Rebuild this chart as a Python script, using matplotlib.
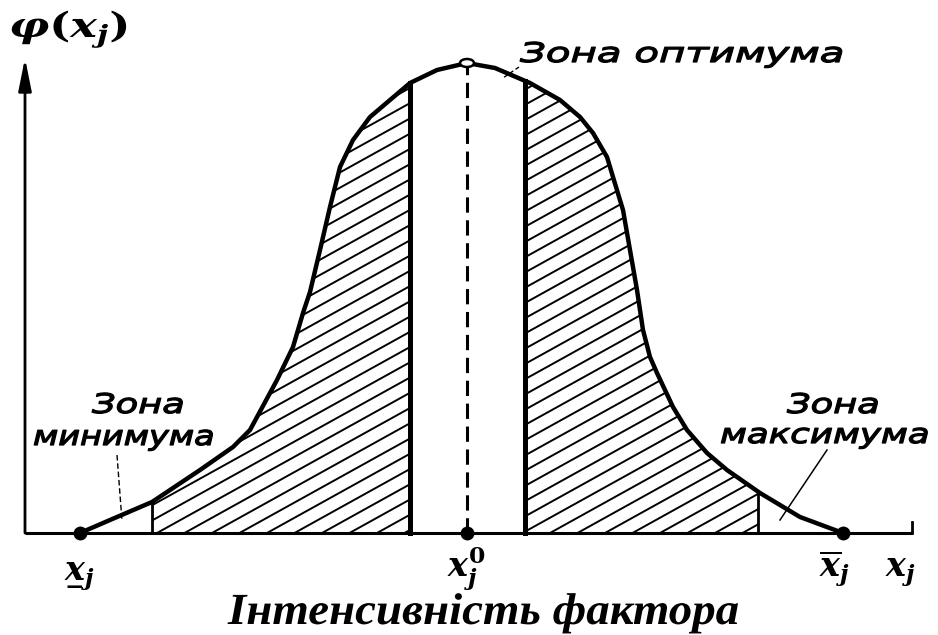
import numpy as np
import matplotlib
matplotlib.use("Agg")
import matplotlib.pyplot as plt
from matplotlib import patheffects
from matplotlib.transforms import Affine2D
from matplotlib.patches import Polygon, Ellipse

plt.rcParams['mathtext.fontset'] = 'custom'
plt.rcParams['mathtext.it'] = 'DejaVu Serif:italic:bold'
plt.rcParams['mathtext.rm'] = 'DejaVu Serif:bold'
plt.rcParams['mathtext.bf'] = 'DejaVu Serif:italic:bold'

# ---------------- data ----------------
# factor intensity (x) and response phi(x) in drawing units
curve_x = [55, 85, 127, 175, 208, 225, 252, 268, 278, 285, 295, 305, 315, 328,
           345, 365, 385, 412, 442, 470, 505, 535, 555, 568, 582, 588, 598, 605,
           612, 618, 625, 632, 648, 662, 682, 702, 735, 775, 818]
curve_y = [0, 13, 31, 63, 86, 103, 153, 186, 220, 241, 283, 326, 366, 393,
           416, 433, 450, 463, 470, 465, 450, 433, 416, 400, 376, 356, 323, 283,
           243, 203, 176, 160, 126, 103, 80, 63, 40, 16, 0]

x_min, x_opt, x_max = 55, 442, 818           # lower limit, optimum, upper limit
zone_left = [127, 385]                       # hatched zone (left of optimum)
zone_right = [500, 733]                      # hatched zone (right of optimum)
x_axis_end = 887
y_axis_top = 475

title = "Інтенсивність фактора"
label_opt = ["Зона оптимума"]
label_min = ["Зона", "минимума"]
label_max = ["Зона", "максимума"]

# ---------------- figure ----------------
fig = plt.figure(figsize=(9.38, 6.35), dpi=100)
ax = fig.add_axes([0, 0, 1, 1])
ax.set_xlim(-25, 913)
ax.set_ylim(-102, 533)
ax.axis('off')

cx = np.array(curve_x, float)
cy = np.array(curve_y, float)

def yc(x):
    return float(np.interp(x, cx, cy))

# axes
ax.plot([0, x_axis_end], [0, 0], color='black', lw=2.2, solid_capstyle='butt', zorder=3)
ax.plot([x_axis_end, x_axis_end], [0, 11], color='black', lw=2, zorder=3)
ax.annotate('', xy=(0, y_axis_top), xytext=(0, 0),
            arrowprops=dict(arrowstyle='-|>,head_length=1.4,head_width=0.28',
                            color='black', lw=2, mutation_scale=14,
                            shrinkA=0, shrinkB=0), zorder=3)

# hatched zones
tan_a = np.tan(np.radians(29))
spacing = 27.5
for (a, b), x0 in ((zone_left, 132), (zone_right, 525)):
    m = (cx > a) & (cx < b)
    px = [a, a] + list(cx[m]) + [b, b]
    py = [0, yc(a)] + list(cy[m]) + [yc(b), 0]
    poly = Polygon(np.column_stack([px, py]), closed=True, fc='none', ec='none')
    ax.add_patch(poly)
    for c in np.arange(x0 - 40 * spacing, b + spacing, spacing):
        ln, = ax.plot([c, c + 1000], [0, 1000 * tan_a], color='black', lw=1.4, zorder=2)
        ln.set_clip_path(poly)

# zone boundaries
for xb in zone_left[1:] + zone_right[:1]:
    ax.plot([xb, xb], [0, yc(xb)], color='black', lw=3.6, zorder=3)
for xb in zone_left[:1] + zone_right[1:]:
    ax.plot([xb, xb], [0, yc(xb)], color='black', lw=2, zorder=3)

# optimum dashed line
ax.plot([x_opt, x_opt], [0, yc(x_opt)], color='black', lw=2.2,
        linestyle=(0, (5, 2.5)), zorder=3)

# curve
ax.plot(cx, cy, color='black', lw=3.2, solid_joinstyle='round',
        solid_capstyle='round', zorder=4)

# points
ax.plot([x_min, x_opt, x_max], [0, 0, 0], 'o', color='black', ms=10,
        markeredgewidth=0, zorder=5)
ax.add_patch(Ellipse((x_opt, yc(x_opt)), 14, 8, fc='white', ec='black', lw=1.8, zorder=6))

# leader lines
ax.plot([92, 97], [78, 12], color='black', lw=1, linestyle=(0, (4, 2)), zorder=3)
ax.plot([802, 755], [83, 13], color='black', lw=1.1, zorder=3)
ax.plot([494, 478], [466, 455], color='black', lw=1, linestyle=(0, (3, 2)), zorder=3)


# ---------------- text ----------------
class Stretch(patheffects.AbstractPathEffect):
    def __init__(self, sx, stroke=0.0):
        super().__init__()
        self.sx = sx
        self.stroke = stroke

    def draw_path(self, renderer, gc, tpath, affine, rgbFace=None):
        aff = Affine2D().scale(self.sx, 1) + affine
        renderer.draw_path(gc, tpath, aff, rgbFace)
        if self.stroke > 0:
            gc0 = renderer.new_gc()
            gc0.copy_properties(gc)
            gc0.set_linewidth(self.stroke)
            gc0.set_foreground('black')
            gc0.set_joinstyle('round')
            renderer.draw_path(gc0, tpath, aff, None)
            gc0.restore()


lab_kw = dict(family='DejaVu Sans', style='italic', fontsize=19.5, color='black',
              ha='left', va='baseline')
# (text, left x, baseline y, target width, stroke) in drawing units
stretched = [
    (label_opt[0], 495, 471, 325),
    (label_min[0], 67, 120, 93),
    (label_min[1], 8, 88, 182),
    (label_max[0], 762, 120, 93),
    (label_max[1], 695, 90, 210),
]
texts = []
for s, x, y, w in stretched:
    texts.append((ax.text(x, y, s, **lab_kw), w, 0.9))

t_title = ax.text(203, -91, title, family='Liberation Serif', style='italic',
                  weight='bold', fontsize=32, ha='left', va='baseline')
texts.append((t_title, 512, 0.0))

t_phi = ax.text(-16, 496, r'$\varphi(x_j)$', fontsize=25, ha='left', va='baseline')
texts.append((t_phi, 120, 0.0))

t_under = ax.text(x_min, -44, r'$\underset{\mathbf{-}}{x}_j$', fontsize=24,
                  ha='center', va='baseline')
ax.text(x_opt, -44, r'$x_j^0$', fontsize=24, ha='center', va='baseline')
ax.text(x_max - 8, -44, r'$\overline{x}_j$', fontsize=24, ha='center', va='baseline')
ax.text(875, -44, r'$x_j$', fontsize=24, ha='center', va='baseline')

try:
    fig.canvas.draw()
except Exception:
    t_under.set_text(r'$x_j$')
    fig.canvas.draw()

r = fig.canvas.get_renderer()
for t, w, st in texts:
    bb = t.get_window_extent(r)
    t.set_path_effects([Stretch(w / bb.width, st)])

fig.savefig('out.png', dpi=100)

### TASK REQUIREMENTS
Pictures stay out. Repeat only the lines from the beginning of the data through the line that has "plt.rcParams['mathtext.bf'] = 'DejaVu".

### WRITTEN ANSWER
Rebuild this chart as a Python script, using matplotlib.
import numpy as np
import matplotlib
matplotlib.use("Agg")
import matplotlib.pyplot as plt
from matplotlib import patheffects
from matplotlib.transforms import Affine2D
from matplotlib.patches import Polygon, Ellipse

plt.rcParams['mathtext.fontset'] = 'custom'
plt.rcParams['mathtext.it'] = 'DejaVu Serif:italic:bold'
plt.rcParams['mathtext.rm'] = 'DejaVu Serif:bold'
plt.rcParams['mathtext.bf'] = 'DejaVu Serif:italic:bold'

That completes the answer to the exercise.